What’s the meaning of “I”? How should one define the essence of the self? Two South Korean artists are trying to answer these fundamental questions at the The Essence of I exhibition at LWH Gallery.
Both Wang Ziwon and Shin Hoyoon foresee a future that is a state of harmony and balance. They aim to explore what it means to be human and how humans can break free from their physical limitations.
Wang creates electrically powered futuristic sculptures of cyborgs that appear to be lost in meditation, encircled by mechanically moving components resembling halos or lotus flowers in full bloom.
The artist challenges the common perception that standards of morality are dropping with the advancement of artificial intelligence. He believes it is important for man to break free from his physical constraints in an effort to evolve and achieve harmony with advanced technology, rather than passively accept the future.
“Technology is changing our lives to the core, and I believe the integration of man and technology is inevitable.
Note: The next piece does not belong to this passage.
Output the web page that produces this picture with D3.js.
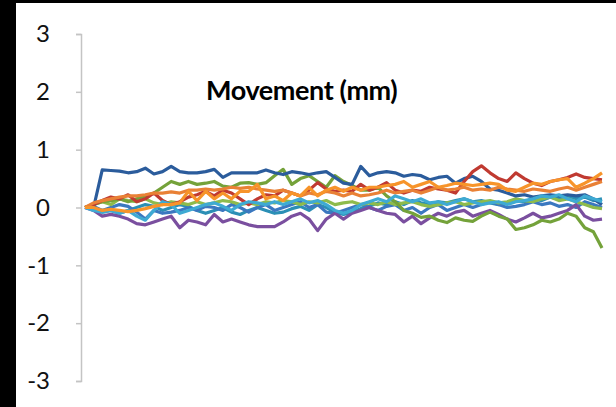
<!DOCTYPE html>
<html lang="en">
<head>
  <meta charset="UTF-8">
  <title>Movement (mm)</title>
  <script src="https://d3js.org/d3.v7.min.js"></script>
  <style>
    body { margin: 0; background: #000; }
    svg { display: block; }
    .y.axis path, .y.axis line { stroke: #c4c4c4; stroke-width: 1.5; }
    .y.axis text { font-family: Lato, "Open Sans", sans-serif; font-size: 24px; fill: #111; }
    .title { font-family: Lato, "Open Sans", sans-serif; font-weight: bold; font-size: 27px; letter-spacing: -0.4px; fill: #000; }
  </style>
</head>
<body>
  <svg width="616" height="407"></svg>
  <script>
    // tick values on the y axis
    const yTicks = [-3, -2, -1, 0, 1, 2, 3];

    // one value per time step (61 steps)
    const darkBlue = [0, 0, 0.65, 0.64, 0.63, 0.6, 0.62, 0.68, 0.58, 0.62, 0.71, 0.62, 0.6, 0.6, 0.62, 0.66, 0.52, 0.6, 0.6, 0.6,
      0.6, 0.65, 0.6, 0.57, 0.62, 0.6, 0.57, 0.6, 0.62, 0.52, 0.42, 0.4, 0.71, 0.55, 0.6, 0.62, 0.6, 0.54, 0.57, 0.55,
      0.48, 0.52, 0.54, 0.42, 0.5, 0.54, 0.45, 0.32, 0.3, 0.25, 0.2, 0.22, 0.18, 0.2, 0.22, 0.2, 0.22, 0.2, 0.22, 0.15, 0.05];
    const red = [0, 0.05, 0.12, 0.18, 0.15, 0.22, 0.1, 0.15, 0.25, 0.12, 0.05, 0.1, 0.18, 0.22, 0.28, 0.2, 0.3, 0.25, 0.15, 0.05,
      0.15, 0.22, 0.2, 0.3, 0.25, 0.2, 0.3, 0.43, 0.32, 0.28, 0.3, 0.28, 0.4, 0.3, 0.35, 0.43, 0.3, 0.25, 0.3, 0.28,
      0.35, 0.32, 0.3, 0.25, 0.45, 0.62, 0.72, 0.6, 0.5, 0.45, 0.6, 0.5, 0.42, 0.38, 0.45, 0.48, 0.52, 0.58, 0.52, 0.5, 0.48];
    const green = [0, 0.05, 0.1, 0.12, 0.15, 0.1, 0.15, 0.2, 0.25, 0.35, 0.45, 0.4, 0.45, 0.4, 0.42, 0.45, 0.37, 0.35, 0.42, 0.43,
      0.4, 0.43, 0.55, 0.66, 0.4, 0.5, 0.55, 0.45, 0.35, 0.55, 0.45, 0.38, 0.3, 0.3, 0.35, 0.2, 0.1, -0.05, -0.1, -0.17,
      -0.15, -0.22, -0.26, -0.18, -0.22, -0.24, -0.15, -0.08, -0.15, -0.2, -0.38, -0.35, -0.3, -0.22, -0.25, -0.2, -0.1, -0.15, -0.35, -0.42, -0.7];
    const purple = [0, -0.05, -0.15, -0.12, -0.15, -0.2, -0.28, -0.3, -0.25, -0.2, -0.15, -0.35, -0.22, -0.25, -0.3, -0.12, -0.25, -0.2, -0.25, -0.3,
      -0.33, -0.33, -0.33, -0.25, -0.15, -0.1, -0.2, -0.4, -0.2, -0.1, -0.2, -0.1, -0.05, 0, -0.05, -0.1, -0.12, -0.25, -0.15, -0.28,
      -0.18, -0.1, -0.15, -0.08, -0.05, -0.15, -0.1, -0.05, -0.12, -0.2, -0.25, -0.18, -0.1, -0.18, -0.15, -0.1, -0.05, 0.05, -0.15, -0.22, -0.2];
    const cyan = [0, -0.05, -0.08, -0.05, -0.1, -0.05, -0.15, -0.22, -0.05, 0.1, 0.05, -0.1, -0.05, 0, 0.05, 0.08, 0.02, -0.05, 0.05, 0.1,
      0.08, 0.05, 0.1, 0.05, 0.1, 0.15, 0.08, 0.12, 0.05, -0.05, -0.1, -0.05, 0.05, 0.1, 0.15, 0.1, 0.2, 0.15, 0.1, 0.15,
      0.08, 0.1, 0.05, 0.1, 0.15, 0.1, 0.05, 0.08, 0.1, 0.05, 0.1, 0.12, 0.15, 0.2, 0.18, 0.22, 0.15, 0.1, 0.2, 0.15, 0.1];
    const blue = [0, 0.02, -0.05, 0, 0.05, 0.02, -0.08, -0.2, -0.05, -0.1, -0.08, -0.05, 0, -0.05, 0.02, 0, -0.05, 0.05, 0, -0.08,
      0, 0.05, -0.05, 0, 0.05, 0.1, 0, 0.05, -0.08, -0.1, -0.05, 0, 0.05, 0, -0.05, 0.02, 0.05, -0.05, 0, -0.1,
      0, 0.05, -0.05, 0, 0.05, 0, 0.05, 0.1, 0.05, 0, 0.02, 0.05, 0.1, 0.05, 0.08, 0.02, 0.05, 0, 0.1, 0.05, 0];
    const teal = [0, -0.02, -0.08, -0.05, -0.1, -0.05, 0, 0.05, 0.02, -0.05, 0, 0.05, 0.02, -0.05, -0.1, -0.05, 0, -0.08, -0.12, -0.05,
      0, -0.05, -0.1, -0.08, -0.02, 0.02, -0.05, 0.05, 0, -0.08, -0.12, -0.08, -0.02, 0.02, 0.08, 0.05, 0.1, 0.05, 0.12, 0.08,
      0.05, 0.1, 0.08, 0.12, 0.15, 0.1, 0.12, 0.08, 0.05, 0.08, 0.12, 0.1, 0.15, 0.12, 0.18, 0.15, 0.2, 0.15, 0.18, 0.12, 0.15];
    const lightGreen = [0, 0.05, 0.1, 0.05, 0.15, 0.12, 0.1, 0.15, 0.08, 0.05, 0.1, 0.08, 0.05, 0.1, 0.05, 0.08, 0.12, 0.1, 0.05, 0.08,
      0.05, 0.1, 0.08, 0.12, 0.1, 0.05, 0.1, 0.08, 0.12, 0.05, 0.08, 0.1, 0.05, 0.08, 0.05, 0.1, 0.05, 0.08, 0.1, 0.05,
      0.02, 0.05, 0.08, 0.1, 0.05, 0.08, 0.1, 0.12, 0.08, 0.1, 0.15, 0.12, 0.1, 0.15, 0.18, 0.12, 0.15, 0.1, 0.05, 0, -0.02];
    const darkOrange = [0, 0.08, 0.12, 0.15, 0.18, 0.2, 0.2, 0.22, 0.25, 0.25, 0.27, 0.25, 0.3, 0.3, 0.32, 0.3, 0.32, 0.35, 0.33, 0.35,
      0.32, 0.3, 0.28, 0.3, 0.25, 0.2, 0.25, 0.22, 0.28, 0.25, 0.2, 0.25, 0.2, 0.22, 0.25, 0.3, 0.25, 0.28, 0.3, 0.25,
      0.3, 0.35, 0.3, 0.32, 0.35, 0.3, 0.32, 0.3, 0.35, 0.32, 0.3, 0.28, 0.32, 0.3, 0.28, 0.32, 0.35, 0.3, 0.35, 0.4, 0.45];
    const orange = [0, 0, -0.05, -0.03, -0.05, -0.07, -0.05, -0.02, 0.02, 0.05, 0.05, 0.08, 0.28, 0.12, 0.28, 0.15, 0.25, 0.15, 0.28, 0.28,
      0.4, 0.15, 0.2, 0.12, 0.25, 0.2, 0.35, 0.2, 0.3, 0.35, 0.28, 0.35, 0.3, 0.35, 0.35, 0.38, 0.4, 0.45, 0.35, 0.4,
      0.45, 0.35, 0.38, 0.42, 0.4, 0.38, 0.4, 0.42, 0.4, 0.3, 0.28, 0.35, 0.42, 0.4, 0.45, 0.48, 0.5, 0.35, 0.42, 0.5, 0.6];

    const series = [
      {name: "teal", color: "#2b8fb5", values: teal},
      {name: "blue", color: "#3b78c0", values: blue},
      {name: "lightGreen", color: "#8dbb4c", values: lightGreen},
      {name: "purple", color: "#7a4f9f", values: purple},
      {name: "green", color: "#74a23a", values: green},
      {name: "darkBlue", color: "#2b5c9c", values: darkBlue},
      {name: "red", color: "#c03a31", values: red},
      {name: "darkOrange", color: "#e98136", values: darkOrange},
      {name: "cyan", color: "#3eaad3", values: cyan},
      {name: "orange", color: "#f7942a", values: orange}
    ];

    const svg = d3.select("svg");

    // white panel on the black slide
    svg.append("rect")
      .attr("x", 16).attr("y", 3)
      .attr("width", 600).attr("height", 404)
      .attr("fill", "#fff");

    const xScale = d3.scaleLinear().domain([0, darkBlue.length - 1]).range([85, 602]);
    const yScale = d3.scaleLinear().domain([-3, 3]).range([381, 34]);

    // hyphen minus like the original, not the unicode minus d3 uses
    svg.append("g")
      .attr("class", "y axis")
      .attr("transform", "translate(81,0)")
      .call(d3.axisLeft(yScale).tickValues(yTicks).tickFormat(d => String(d)).tickSize(5).tickPadding(26))
      .call(g => g.selectAll("text").attr("text-anchor", "end"));

    const line = d3.line()
      .x((d, i) => xScale(i))
      .y(d => yScale(d));

    svg.selectAll(".series")
      .data(series)
      .enter().append("path")
      .attr("class", "series")
      .attr("fill", "none")
      .attr("stroke", d => d.color)
      .attr("stroke-width", 3.2)
      .attr("stroke-linejoin", "round")
      .attr("d", d => line(d.values));

    svg.append("text")
      .attr("class", "title")
      .attr("x", 206)
      .attr("y", 100)
      .text("Movement (mm)");
  </script>
</body>
</html>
For instance, we wear glasses as our eyesight gets worse, and use cars or airplanes when we travel a long distance. I don’t find that right or wrong. I just hope to prompt people to consider these changes,” Wang said.
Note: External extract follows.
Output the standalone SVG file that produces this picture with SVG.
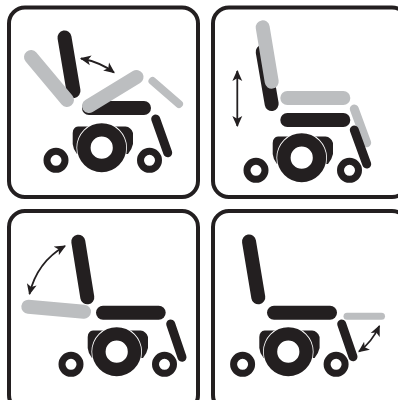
<svg xmlns="http://www.w3.org/2000/svg" width="398" height="400" viewBox="0 0 398 400">
<style>
.panel{fill:#fff;stroke:#231f20;stroke-width:4}
.k{stroke:#231f20;fill:none;stroke-linecap:round}
.g{stroke:#bcbec0;fill:none;stroke-linecap:round}
.w14{stroke-width:14}
.w9{stroke-width:9}
.w8{stroke-width:8}
.w7{stroke-width:7}
.arrow{stroke:#231f20;stroke-width:1.8;fill:none;marker-start:url(#h);marker-end:url(#h)}
</style>
<defs>
<marker id="h" viewBox="0 0 10 10" refX="9" refY="5" markerWidth="11" markerHeight="11" markerUnits="userSpaceOnUse" orient="auto-start-reverse">
<path d="M0,0.500 L10,5 L0,9.500 L2.500,5 Z" fill="#231f20"/>
</marker>
<g id="base">
<path d="M78,126.500 H125.500 Q131,127 133,133 V144 Q132,149 128,154 L77,154 Q73,149 72.700,144 V133 Q73,127 78,126.500 Z" fill="#231f20"/>
<circle cx="101.700" cy="147.700" r="25.300" fill="#fff"/>
<circle cx="101.700" cy="147.700" r="17.800" fill="none" stroke="#231f20" stroke-width="13.400"/>
<circle cx="56" cy="160.300" r="9" fill="none" stroke="#231f20" stroke-width="7"/>
<circle cx="149.500" cy="160.300" r="9" fill="none" stroke="#231f20" stroke-width="7"/>
</g>
</defs>
<g id="panel-1">
<rect class="panel" x="9" y="7.500" width="189" height="189.500" rx="16"/>
<use href="#base"/>
<line class="k w14" x1="64.500" y1="37.500" x2="73.500" y2="91"/>
<line class="g w14" x1="31" y1="57" x2="67" y2="100"/>
<line class="k w14" x1="89" y1="108" x2="144" y2="108"/>
<line class="g w14" x1="136.500" y1="77" x2="89" y2="106"/>
<line class="g w8" x1="152.500" y1="81" x2="179" y2="104"/>
<line class="k w9" x1="155.700" y1="119" x2="167.700" y2="152.700"/>
</g>
<g id="panel-2">
<rect class="panel" x="213" y="7.500" width="195" height="189.500" rx="16"/>
<use href="#base" x="200" y="10"/>
<line class="k w14" x1="262.700" y1="51.700" x2="271.700" y2="104"/>
<line class="g w14" x1="262.700" y1="27.300" x2="271.700" y2="81.700"/>
<line class="g w14" x1="287.300" y1="98" x2="343.300" y2="98"/>
<line class="k w14" x1="287.300" y1="120" x2="343.300" y2="120"/>
<line class="g w9" x1="354.300" y1="109" x2="366.700" y2="142.700"/>
<line class="k w9" x1="354.300" y1="130" x2="366.700" y2="164"/>
</g>
<g id="panel-3">
<rect class="panel" x="9" y="211" width="189" height="200" rx="16"/>
<use href="#base" x="15" y="204"/>
<line class="k w14" x1="78.300" y1="241.700" x2="87.300" y2="297.300"/>
<line class="g w14" x1="28.300" y1="306.700" x2="84" y2="311.700"/>
<line class="k w14" x1="103" y1="312.700" x2="158.700" y2="312.700"/>
<line class="k w9" x1="170.700" y1="324" x2="182" y2="357.300"/>
</g>
<g id="panel-4">
<rect class="panel" x="213" y="211" width="195" height="200" rx="16"/>
<use href="#base" x="186.600" y="204"/>
<line class="k w14" x1="249" y1="241.500" x2="258.300" y2="297.300"/>
<line class="k w14" x1="274" y1="312.700" x2="330" y2="312.700"/>
<line class="g w7" x1="347" y1="316.300" x2="381.500" y2="316.300"/>
<line class="k w9" x1="341.700" y1="324" x2="353" y2="356.700"/>
</g>
<g id="connectors">
<path class="arrow" d="M81,58.500 Q100,62 114,72.500"/>
<path class="arrow" d="M237.300,71 V126"/>
<path class="arrow" d="M65,246 Q37,262 29.500,294"/>
<path class="arrow" d="M359,351.500 Q372,342 379.300,326"/>
</g>
</svg>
The inspiration behind Wang’s works stems from his interest in the versatility of robots when he was a child.
At the age of 20, he became fascinated with replaceable bodies after a car accident left him partly paralyzed for a period of time. Examples he cites include robotic replacements for an amputated hand, artificial eyes for the blind, and electrodes planted in the brains of Parkinson’s diease patient to help quell the symptoms of the disease.
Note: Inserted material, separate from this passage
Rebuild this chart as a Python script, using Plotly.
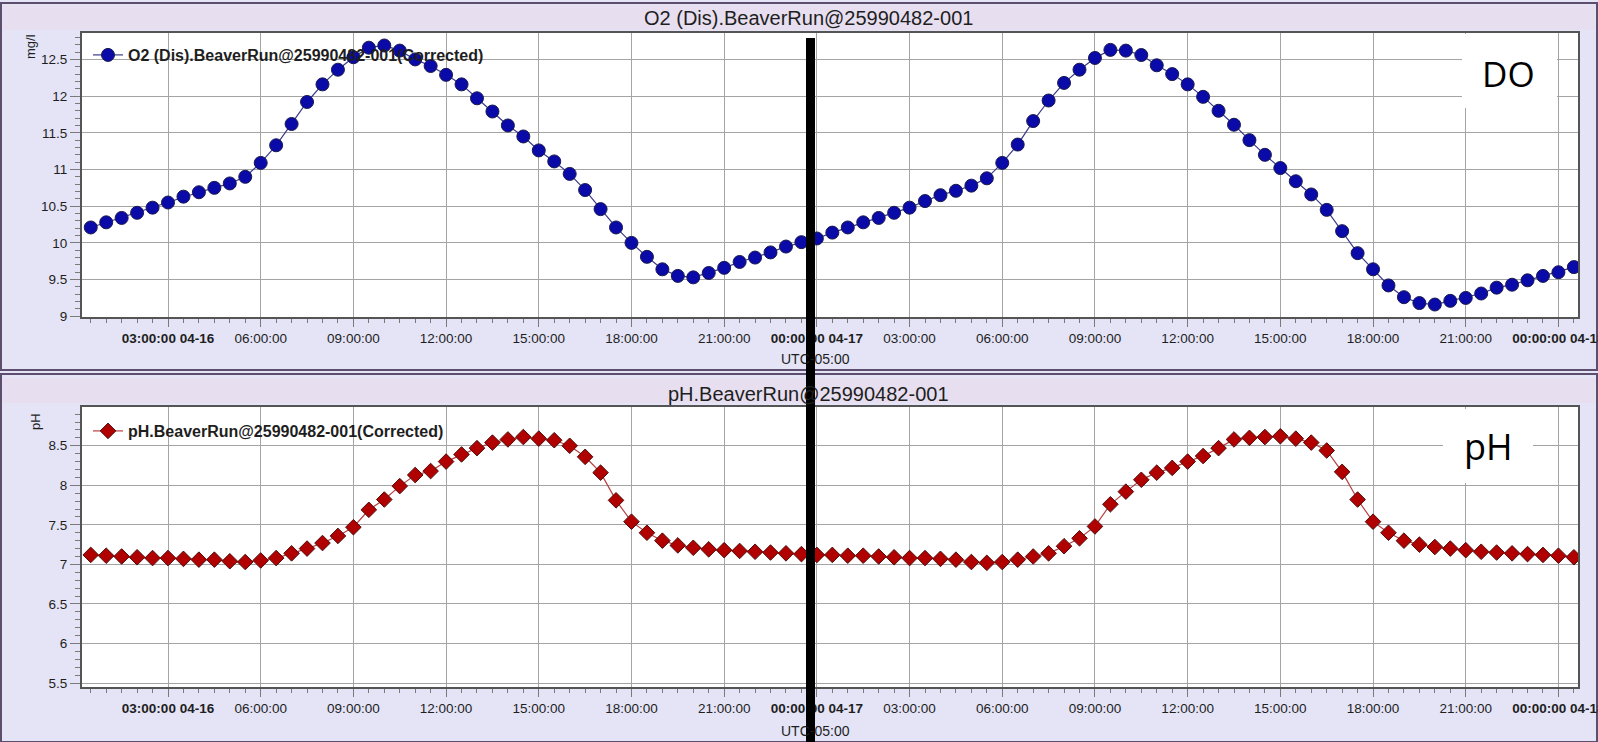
import pandas as pd
import plotly.graph_objects as go

W, H = 1598, 742

def px(x):
    return x / W

def py(y):
    return 1 - y / H

# ---------------- data ----------------
start_time = "2014-04-16 00:30"

do_values = [
    10.21, 10.28, 10.34, 10.41, 10.48, 10.55, 10.63, 10.69, 10.75, 10.81,
    10.90, 11.09, 11.33, 11.62, 11.92, 12.16, 12.36, 12.53, 12.66, 12.69,
    12.62, 12.50, 12.41, 12.29, 12.16, 11.97, 11.79, 11.60, 11.45, 11.26,
    11.11, 10.94, 10.72, 10.46, 10.21, 10.00, 9.81, 9.64, 9.55, 9.53,
    9.59, 9.66, 9.74, 9.80, 9.87, 9.95, 10.01, 10.06,
    10.14, 10.21, 10.28, 10.34, 10.41, 10.48, 10.57, 10.65, 10.71, 10.78,
    10.88, 11.09, 11.34, 11.66, 11.94, 12.18, 12.36, 12.52, 12.63, 12.62,
    12.56, 12.42, 12.30, 12.16, 11.99, 11.80, 11.61, 11.40, 11.20, 11.02,
    10.84, 10.66, 10.45, 10.16, 9.86, 9.64, 9.42, 9.26, 9.18, 9.16,
    9.21, 9.25, 9.31, 9.39, 9.43, 9.49, 9.55, 9.60, 9.67,
]

ph_values = [
    7.12, 7.11, 7.10, 7.09, 7.08, 7.08, 7.07, 7.06, 7.06, 7.04,
    7.03, 7.05, 7.08, 7.14, 7.20, 7.27, 7.36, 7.47, 7.69, 7.82,
    7.99, 8.13, 8.18, 8.30, 8.39, 8.47, 8.54, 8.58, 8.61, 8.59,
    8.57, 8.50, 8.36, 8.16, 7.81, 7.54, 7.40, 7.30, 7.24, 7.21,
    7.19, 7.18, 7.17, 7.16, 7.15, 7.14, 7.13, 7.12,
    7.12, 7.11, 7.11, 7.10, 7.09, 7.08, 7.08, 7.07, 7.06, 7.03,
    7.02, 7.03, 7.06, 7.10, 7.14, 7.23, 7.33, 7.48, 7.76, 7.92,
    8.07, 8.16, 8.22, 8.30, 8.37, 8.47, 8.58, 8.60, 8.61, 8.62,
    8.59, 8.54, 8.44, 8.17, 7.82, 7.54, 7.40, 7.30, 7.25, 7.22,
    7.20, 7.18, 7.16, 7.15, 7.14, 7.13, 7.12, 7.11, 7.09,
]

times = pd.date_range(start_time, periods=len(do_values), freq="30min")

tick_times = pd.date_range("2014-04-16 03:00", "2014-04-18 00:00", freq="3h")
tick_labels = [
    "<b>03:00:00 04-16</b>", "06:00:00", "09:00:00", "12:00:00", "15:00:00",
    "18:00:00", "21:00:00", "<b>00:00:00 04-17</b>", "03:00:00", "06:00:00",
    "09:00:00", "12:00:00", "15:00:00", "18:00:00", "21:00:00",
    "<b>00:00:00 04-18</b>",
]

x_range = ["2014-04-16 00:13", "2014-04-18 00:38"]
do_range = [8.99, 12.86]
ph_range = [5.45, 8.99]

do_title = "O2 (Dis).BeaverRun@25990482-001"
ph_title = "pH.BeaverRun@25990482-001"
do_name = "O2 (Dis).BeaverRun@25990482-001(Corrected)"
ph_name = "pH.BeaverRun@25990482-001(Corrected)"

# ---------------- style ----------------
FONT = "Liberation Sans"
PANEL_BG = "#E4E4F6"
TITLE_BG = "#E7DEF0"
FRAME = "#5E4E6E"
GRID = "#A4A4A4"
TICK = "#7A7A7A"
TXT = "#1E1E1E"

fig = go.Figure()

fig.add_trace(go.Scatter(
    x=times, y=do_values, mode="lines+markers", name=do_name,
    xaxis="x", yaxis="y", legend="legend",
    line=dict(color="#3A3A8A", width=1.2),
    marker=dict(symbol="circle", size=13, color="#0A0AA8",
                line=dict(color="#1A1A50", width=1)),
))
fig.add_trace(go.Scatter(
    x=times, y=ph_values, mode="lines+markers", name=ph_name,
    xaxis="x2", yaxis="y2", legend="legend2",
    line=dict(color="#B84040", width=1.2),
    marker=dict(symbol="diamond", size=12, color="#B00000",
                line=dict(color="#501010", width=1)),
))

def xaxis_cfg(anchor):
    return dict(
        domain=[px(82), px(1578)], anchor=anchor, type="date", automargin=False,
        range=x_range, tickmode="array", tickvals=tick_times, ticktext=tick_labels,
        showgrid=True, gridcolor=GRID, gridwidth=1,
        showline=True, linecolor="#555555", linewidth=2, mirror=True,
        ticks="outside", ticklen=8, tickcolor=TICK, tickwidth=1,
        minor=dict(dtick=1800000, tick0="2014-04-16 00:00", ticks="outside",
                   ticklen=4, tickcolor=TICK, showgrid=False),
        tickfont=dict(family=FONT, size=13.5, color=TXT),
        ticklabeloverflow="allow", zeroline=False, fixedrange=True,
    )

def yaxis_cfg(anchor, dom, rng, tick0):
    return dict(
        domain=dom, anchor=anchor, range=rng, tick0=tick0, dtick=0.5, automargin=False,
        showgrid=True, gridcolor=GRID, gridwidth=1,
        showline=True, linecolor="#555555", linewidth=2, mirror=True,
        ticks="outside", ticklen=10, tickcolor=TICK, tickwidth=1,
        minor=dict(dtick=0.1, ticks="outside", ticklen=5, tickcolor=TICK, showgrid=False),
        tickfont=dict(family=FONT, size=13.5, color=TXT),
        zeroline=False, fixedrange=True,
    )

shapes = [
    # top panel frame + title bar
    dict(type="rect", xref="paper", yref="paper", x0=px(1), x1=px(1597), y0=py(370), y1=py(3),
         line=dict(color=FRAME, width=2), fillcolor=PANEL_BG, layer="below"),
    dict(type="rect", xref="paper", yref="paper", x0=px(3), x1=px(1595), y0=py(30), y1=py(5),
         line=dict(width=0), fillcolor=TITLE_BG, layer="below"),
    # bottom panel frame + title bar
    dict(type="rect", xref="paper", yref="paper", x0=px(1), x1=px(1597), y0=py(742), y1=py(374),
         line=dict(color=FRAME, width=2), fillcolor=PANEL_BG, layer="below"),
    dict(type="rect", xref="paper", yref="paper", x0=px(3), x1=px(1595), y0=py(403), y1=py(378),
         line=dict(width=0), fillcolor=TITLE_BG, layer="below"),
    # white plot areas
    dict(type="rect", xref="paper", yref="paper", x0=px(82), x1=px(1578), y0=py(317), y1=py(33),
         line=dict(width=0), fillcolor="white", layer="below"),
    dict(type="rect", xref="paper", yref="paper", x0=px(82), x1=px(1578), y0=py(687), y1=py(407),
         line=dict(width=0), fillcolor="white", layer="below"),
    # white label boxes pasted on top of the plots
    dict(type="rect", xref="paper", yref="paper", x0=px(1462), x1=px(1557), y0=py(108), y1=py(34),
         line=dict(width=0), fillcolor="white", layer="above"),
    dict(type="rect", xref="paper", yref="paper", x0=px(1443), x1=px(1533), y0=py(483), y1=py(409),
         line=dict(width=0), fillcolor="white", layer="above"),
    # thick black marker bar
    dict(type="line", xref="paper", yref="paper", x0=px(810.5), x1=px(810.5), y0=py(742), y1=py(38),
         line=dict(color="black", width=9), layer="above"),
]

ann = []
def text(x, y, s, size=13, angle=0, color=TXT, family=FONT):
    ann.append(dict(xref="paper", yref="paper", x=px(x), y=py(y), text=s, showarrow=False,
                    textangle=angle, font=dict(family=family, size=size, color=color),
                    xanchor="center", yanchor="middle"))

text(808, 18, do_title, size=20)
text(808, 394, ph_title, size=20)
text(815, 359, "UTC-05:00", size=14)
text(815, 731, "UTC-05:00", size=14)
text(31, 47, "mg/l", size=13, angle=-90)
text(35, 422, "pH", size=13, angle=-90)
text(1508, 74, "DO", size=35, color="black", family="Open Sans")
text(1488, 446, "pH", size=36, color="black", family="Open Sans")

fig.update_layout(
    width=W, height=H, margin=dict(l=0, r=0, t=0, b=0, autoexpand=False),
    paper_bgcolor=PANEL_BG, plot_bgcolor="rgba(0,0,0,0)",
    xaxis=xaxis_cfg("y"), yaxis=yaxis_cfg("x", [py(317), py(33)], do_range, 9),
    xaxis2=xaxis_cfg("y2"), yaxis2=yaxis_cfg("x2", [py(687), py(407)], ph_range, 5.5),
    shapes=shapes, annotations=ann,
    showlegend=True,
    legend=dict(x=px(88), y=py(55), xanchor="left", yanchor="middle",
                bgcolor="rgba(0,0,0,0)", borderwidth=0,
                font=dict(family=FONT, size=16, color=TXT, weight="bold")),
    legend2=dict(x=px(88), y=py(431), xanchor="left", yanchor="middle",
                 bgcolor="rgba(0,0,0,0)", borderwidth=0,
                 font=dict(family=FONT, size=16, color=TXT, weight="bold")),
)

fig.write_html("out.html")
“Technology is changing our lives little by little, even without our awareness,” Wang said.
He began to examine the impact of science on cyber-connected human relations, the increasingly integrated relationship between man and technology, and the possibilities of breaking free from the limitations of the human body through robotics.
The calm and meditative faces constantly found in Wang’s pieces are, in fact, portraits of the artist himself. His works start from the birth of Z, a mechanical man named after his first name’s English initial.
Taking the famous statement “I think, therefore I am” from French philosopher René Descartes as his starting point, Wang asks what it means to be human, whether a person can still be considered himself when his spirit is taken away from his body, and at what stage man’s integration with technology wipes out his identity as a moral subject.
Shin Hoyoon deliberates upon similar issues through intricate Buddha statutes built using a fine paper-cutting technique.
There is No Essence is a series of sculptures made entirely of fiber paper, each crafted meticulously by hand (pictured top). Shin cuts each layer of the sculpture and coats them with urethane to preserve the paper. They are then piled along with coated paper joints that lend strength and stability to the light delicate structure. Each work weighs no more than 200 grams, despite some of them being as tall as 35cm.
To Shin, paper is the most preferential and versatile material with which to portray the structures of society. “I appreciate the history of paper – its ability to pass down knowledge through documentation,” he said. “Using paper is a reflection of the self-inflicting act of a society which tends to advance by injuring itself.”
Shin likes to elevate the plainness of paper into multi-dimensional pieces of art so as to reflect the fundamental social and political conditions in South Korea and the world beyond.
“The present Korea is mired in chaos as it is driven by greed and money,” Shin said.
He suggests Buddhist philosophy as a means of tackling these issues. “The essence of ‘I’ is the mind. When the mind is set right, you can see right. It is vital that people cultivate their minds, so as to be free from the anxiety and agony,” he said.